### [OBJECTIVE]
Transcribe the material in full. Nothing should differ except that the pictures are left out.

### [PROVIDED MATERIAL]
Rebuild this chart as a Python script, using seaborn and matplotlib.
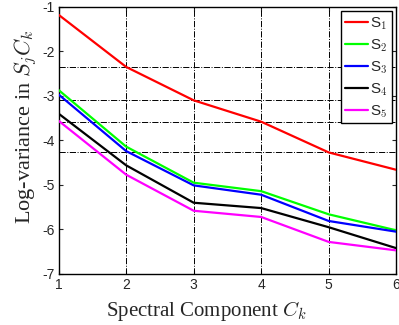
import numpy as np
import pandas as pd
import matplotlib
matplotlib.use("Agg")
import matplotlib.pyplot as plt
import seaborn as sns

# data
components = [1, 2, 3, 4, 5, 6]
s1 = [-1.18, -2.35, -3.10, -3.58, -4.27, -4.66]
s2 = [-2.87, -4.14, -4.95, -5.14, -5.66, -6.02]
s3 = [-2.97, -4.24, -5.01, -5.22, -5.81, -6.05]
s4 = [-3.40, -4.56, -5.40, -5.52, -5.95, -6.42]
s5 = [-3.56, -4.77, -5.58, -5.72, -6.28, -6.47]
labels = ['S$_1$', 'S$_2$', 'S$_3$', 'S$_4$', 'S$_5$']
colors = ['#ff0000', '#00ff00', '#0000ff', '#000000', '#ff00ff']

sns.set_style('ticks')
plt.rcParams['font.family'] = ['Liberation Sans', 'DejaVu Sans']
plt.rcParams['mathtext.fontset'] = 'cm'
plt.rcParams['axes.unicode_minus'] = False

rows = []
for lab, vals in zip(labels, [s1, s2, s3, s4, s5]):
    for c, v in zip(components, vals):
        rows.append({'component': c, 'logvar': v, 'series': lab})
df = pd.DataFrame(rows)

fig = plt.figure(figsize=(3.99, 3.25), dpi=100)
ax = fig.add_axes([0.147, 0.157, 0.846, 0.822])

# dash-dot guide lines
for c in components[1:-1]:
    ax.axvline(c, color='black', lw=0.7, ls='-.', zorder=1)
for v in s1[1:-1]:
    ax.axhline(v, color='black', lw=0.7, ls='-.', zorder=1)

sns.lineplot(data=df, x='component', y='logvar', hue='series',
             palette=dict(zip(labels, colors)), lw=1.6, ax=ax,
             legend=False, zorder=3)

ax.set_xlim(1, 6)
ax.set_ylim(-7, -1)
ax.set_xticks(components)
ax.set_yticks(range(-7, 0))
ax.tick_params(direction='in', top=True, right=True, labelsize=10,
               length=3, width=0.8, pad=3)
for sp in ax.spines.values():
    sp.set_linewidth(1.0)
    sp.set_color('black')

ax.set_xlabel('Spectral Component $C_k$', family='Liberation Serif',
              fontsize=15, labelpad=5)
ax.set_ylabel('Log-variance in $S_jC_k$', family='Liberation Serif',
              fontsize=16, labelpad=2)
ax.xaxis.label.set_x(0.436)
ax.yaxis.label.set_y(0.55)

handles = [plt.Line2D([], [], color=c, lw=1.6) for c in colors]
leg = ax.legend(handles, labels, loc='upper right', fontsize=11,
                frameon=True, fancybox=False, handlelength=1.5,
                handletextpad=0.15, labelspacing=0.35, borderpad=0.25,
                borderaxespad=0.3)
leg.get_frame().set_edgecolor('black')
leg.get_frame().set_linewidth(1.0)
leg.get_frame().set_alpha(1)
leg.set_zorder(5)

plt.savefig('out.png', dpi=100)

### [TASK RESPONSE]
Rebuild this chart as a Python script, using seaborn and matplotlib.
import numpy as np
import pandas as pd
import matplotlib
matplotlib.use("Agg")
import matplotlib.pyplot as plt
import seaborn as sns

# data
components = [1, 2, 3, 4, 5, 6]
s1 = [-1.18, -2.35, -3.10, -3.58, -4.27, -4.66]
s2 = [-2.87, -4.14, -4.95, -5.14, -5.66, -6.02]
s3 = [-2.97, -4.24, -5.01, -5.22, -5.81, -6.05]
s4 = [-3.40, -4.56, -5.40, -5.52, -5.95, -6.42]
s5 = [-3.56, -4.77, -5.58, -5.72, -6.28, -6.47]
labels = ['S$_1$', 'S$_2$', 'S$_3$', 'S$_4$', 'S$_5$']
colors = ['#ff0000', '#00ff00', '#0000ff', '#000000', '#ff00ff']

sns.set_style('ticks')
plt.rcParams['font.family'] = ['Liberation Sans', 'DejaVu Sans']
plt.rcParams['mathtext.fontset'] = 'cm'
plt.rcParams['axes.unicode_minus'] = False

rows = []
for lab, vals in zip(labels, [s1, s2, s3, s4, s5]):
    for c, v in zip(components, vals):
        rows.append({'component': c, 'logvar': v, 'series': lab})
df = pd.DataFrame(rows)

fig = plt.figure(figsize=(3.99, 3.25), dpi=100)
ax = fig.add_axes([0.147, 0.157, 0.846, 0.822])

# dash-dot guide lines
for c in components[1:-1]:
    ax.axvline(c, color='black', lw=0.7, ls='-.', zorder=1)
for v in s1[1:-1]:
    ax.axhline(v, color='black', lw=0.7, ls='-.', zorder=1)

sns.lineplot(data=df, x='component', y='logvar', hue='series',
             palette=dict(zip(labels, colors)), lw=1.6, ax=ax,
             legend=False, zorder=3)

ax.set_xlim(1, 6)
ax.set_ylim(-7, -1)
ax.set_xticks(components)
ax.set_yticks(range(-7, 0))
ax.tick_params(direction='in', top=True, right=True, labelsize=10,
               length=3, width=0.8, pad=3)
for sp in ax.spines.values():
    sp.set_linewidth(1.0)
    sp.set_color('black')

ax.set_xlabel('Spectral Component $C_k$', family='Liberation Serif',
              fontsize=15, labelpad=5)
ax.set_ylabel('Log-variance in $S_jC_k$', family='Liberation Serif',
              fontsize=16, labelpad=2)
ax.xaxis.label.set_x(0.436)
ax.yaxis.label.set_y(0.55)

handles = [plt.Line2D([], [], color=c, lw=1.6) for c in colors]
leg = ax.legend(handles, labels, loc='upper right', fontsize=11,
                frameon=True, fancybox=False, handlelength=1.5,
                handletextpad=0.15, labelspacing=0.35, borderpad=0.25,
                borderaxespad=0.3)
leg.get_frame().set_edgecolor('black')
leg.get_frame().set_linewidth(1.0)
leg.get_frame().set_alpha(1)
leg.set_zorder(5)

plt.savefig('out.png', dpi=100)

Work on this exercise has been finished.